"Иосиф Бродский. Проза и эссе (основное собрание)" - читать интересную книгу автора

Первым очутиться даже хуже, ибо у тех, кто приходит следом, аппетит больше
твоего, отчасти уже удовлетворенного.
После я не раз сожалел о своем поступке - в особенности видя, как
успешно продвигаются мои однокашники внутри системы. Однако я знал кое-что
такое, чего не знали они. В сущности, я тоже продвигался, но в
противоположном направлении, и забирался несколько дальше. Что мне особенно
приятно - я застал "рабочий класс" в его истинно пролетарской фазе, до
того, как в конце пятидесятых годов он начал омещаниваться. Там, на заводе,
став в пятнадцать лет фрезеровщиком, я столкнулся с настоящим пролетариатом.
Маркс опознал бы их немедленно. Они - а вернее, мы - жили в коммунальных
квартирах - по четыре-пять человек в комнате, нередко три поколения вместе,
спали в очередь, пили по-черному, грызлись друг с другом или с соседями на
общей кухне или в утренней очереди к общему сортиру, били своих баб смертным
боем, рыдали не таясь, когда загнулся Сталин, или в кино, матерились так
густо, что обычное слово вроде "аэроплана" резало слух, как изощренная
похабщина,- и превращались в серый равнодушный океан голов или лес поднятых
рук на митингах в защиту какого-нибудь Египта.

Завод был весь кирпичный, огромный - стопроцентный продукт
промышленной революции. Он был построен в конце 19-го века, и питерцы звали
его "Арсеналом": завод делал пушки. Когда я поступил туда, там производили
еще компрессоры и сельскохозяйственные машины. Но за семью покровами
секретности, окутывающей в России все, что связано с тяжелой
промышленностью, завод значился под кодовым номером "Почтовый ящик 671".
Думаю, однако, что секретность разводили не столько для того, чтобы сбить с
толку иностранную разведку, сколько для поддержания полувоенной дисциплины,
единственного, что могло обеспечить какую-то стабильность производства. В
обоих отношениях неуспех был очевиден.
Оборудование стояло устарелое, на девять десятых вывезенное из Германии
после войны по репарациям. Помню весь этот чугунный зверинец, полный
экзотических экземпляров с названиями "Цинциннати", "Карлтон", "Фриц
Вернер", "Сименс и Шуккерт". Планирование было ужасающее: то и дело срочный
заказ на какую-нибудь деталь срывал твои эфемерные попытки наладить рабочий
ритм, систему.
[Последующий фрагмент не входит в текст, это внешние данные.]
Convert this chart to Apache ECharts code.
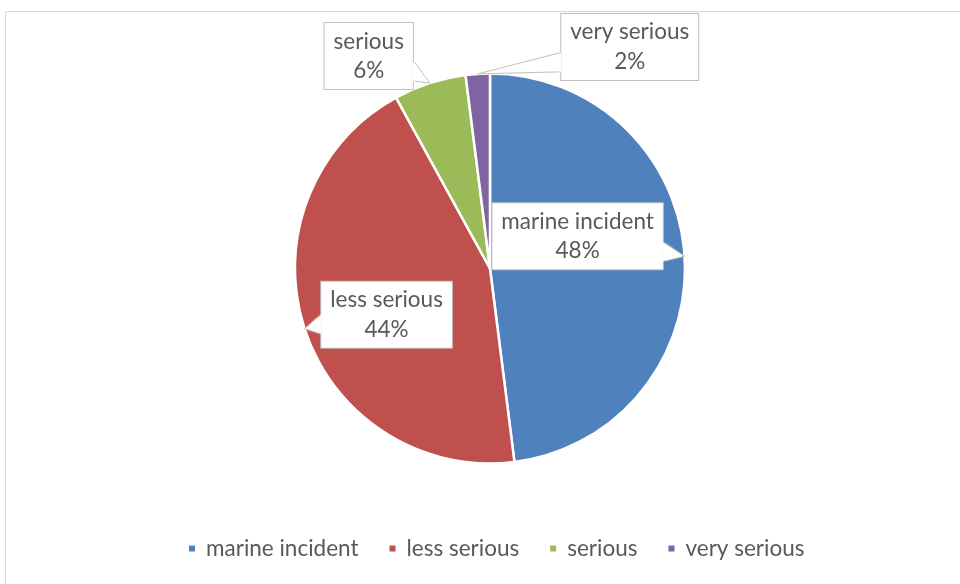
<!DOCTYPE html>
<html>
<head>
<meta charset="utf-8">
<script src="https://cdn.jsdelivr.net/npm/echarts@6/dist/echarts.min.js"></script>
<style>
  html, body { margin: 0; padding: 0; background: #ffffff; }
  #chart { width: 960px; height: 584px; }
</style>
</head>
<body>
<div id="chart"></div>
<script>
// Incident severity breakdown
const categories = ['marine incident', 'less serious', 'serious', 'very serious'];
const shares = [48, 44, 6, 2];
const sliceColors = ['#4f81bd', '#c0504d', '#9bbb59', '#8064a2'];

// Where each callout box sits, relative to the rim point it points at
const calloutShift = [[-107, -20], [82, -14], [-61, -27], [152, -27]];

const FONT = 'Lato';
const TEXT = '#595959';
const BOX_LINE = '#bfbfbf';

const chart = echarts.init(document.getElementById('chart'), null, { renderer: 'canvas' });

let tips = [];          // rim point at each slice's middle angle
let wedges = [];        // callout pointer shapes

function placeCallout(params) {
  const i = params.dataIndex;
  const tip = tips[i];
  if (!tip) return {};
  const sh = calloutShift[i];
  const cx = tip[0] + sh[0];
  const cy = tip[1] + sh[1];
  const w = params.labelRect.width;
  const h = params.labelRect.height;
  const left = cx - w / 2, right = cx + w / 2, top = cy - h / 2, bottom = cy + h / 2;
  let edge, dir;
  if (tip[0] > right) { edge = right; dir = 1; } else { edge = left; dir = -1; }
  const y2 = Math.max(top + 19, Math.min(tip[1] + 5, bottom - 9));
  const y1 = y2 - 19;
  wedges[i] = { edge: Math.round(edge) + 0.5 * dir, dir, y1, y2, tip };
  return { x: cx, y: cy, align: 'center', verticalAlign: 'middle' };
}

function buildOption() {
  const graphics = [{
    type: 'rect', silent: true, z: -10,
    shape: { x: 5.5, y: 11.5, width: 1200, height: 1200 },
    style: { fill: 'none', stroke: '#d9d9d9', lineWidth: 1 }
  }];
  wedges.forEach(wd => {
    if (!wd) return;
    graphics.push({
      type: 'polygon', silent: true, z: 100,
      shape: { points: [[wd.edge - wd.dir * 1.5, wd.y1], wd.tip, [wd.edge - wd.dir * 1.5, wd.y2]] },
      style: { fill: '#ffffff', stroke: 'none' }
    });
    graphics.push({
      type: 'polyline', silent: true, z: 101,
      shape: { points: [[wd.edge, wd.y1], wd.tip, [wd.edge, wd.y2]] },
      style: { stroke: BOX_LINE, lineWidth: 1, fill: 'none' }
    });
  });
  return {
    animation: false,
    color: sliceColors,
    textStyle: { fontFamily: FONT },
    graphic: graphics,
    legend: {
      data: categories,
      left: 182,
      top: 532,
      icon: 'rect',
      itemWidth: 8,
      itemHeight: 8,
      itemGap: 29,
      textStyle: { color: TEXT, fontSize: 22.5, fontFamily: FONT, padding: [0, 0, 0, 5] }
    },
    series: [{
      type: 'pie',
      center: [490, 268.5],
      radius: 195,
      startAngle: 90,
      clockwise: true,
      avoidLabelOverlap: false,
      itemStyle: { borderColor: '#ffffff', borderWidth: 2.5 },
      label: {
        show: true,
        position: 'inside',
        formatter: '{b}\n{d}%',
        color: TEXT,
        fontSize: 22.5,
        fontFamily: FONT,
        lineHeight: 29.5,
        backgroundColor: '#ffffff',
        borderColor: BOX_LINE,
        borderWidth: 1,
        padding: [5, 9, 2, 9]
      },
      labelLine: { show: false },
      labelLayout: placeCallout,
      emphasis: { disabled: true },
      data: categories.map((name, i) => ({ name, value: shares[i] }))
    }]
  };
}

chart.setOption(buildOption());

// Read the slice geometry the pie laid out, then place the callouts on it
const seriesData = chart.getModel().getSeriesByIndex(0).getData();
tips = categories.map((_, i) => {
  const lay = seriesData.getItemLayout(i);
  const mid = (lay.startAngle + lay.endAngle) / 2;
  return [lay.cx + lay.r * Math.cos(mid), lay.cy + lay.r * Math.sin(mid)];
});
chart.setOption(buildOption(), true);
chart.setOption(buildOption(), true);
</script>
</body>
</html>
К концу квартала, когда план летел в трубу, администрация
бросала клич, мобилизовала всех на одно задание, и план брали штурмом. Если
что-нибудь ломалось, запасных частей не было, и тогда призывали ватагу
ремонтников, обычно полупьяных, колдовать над поломкой. Металл поступал весь
в раковинах. В понедельник, не говоря уже об утре после получки, почти все
маялись с похмелья.
На другой день после проигрыша городской или сборной футбольной команды
производительность резко падала. Никто не работал, все обсуждали игроков и
эпизоды матча, ибо наряду со всеми комплексами великой державы Россия
страдает сильным комплексом неполноценности, свойственным малым странам.
Главной причиной тому - централизация жизни страны. Отсюда - позитивная
"жизнеутверждающая" ахинея официальных газет и радио даже при рассказе о
землетрясении; они никогда не сообщали никаких сведений о жертвах, а только
пели о братской помощи других городов и республик, славших в район бедствия
палатки и спальные мешки. А если возникла эпидемия холеры, вы могли случайно
узнать про нее, читая сообщение о последних успехах нашей чудесной медицины,
выразившихся в изобретении новой сыворотки.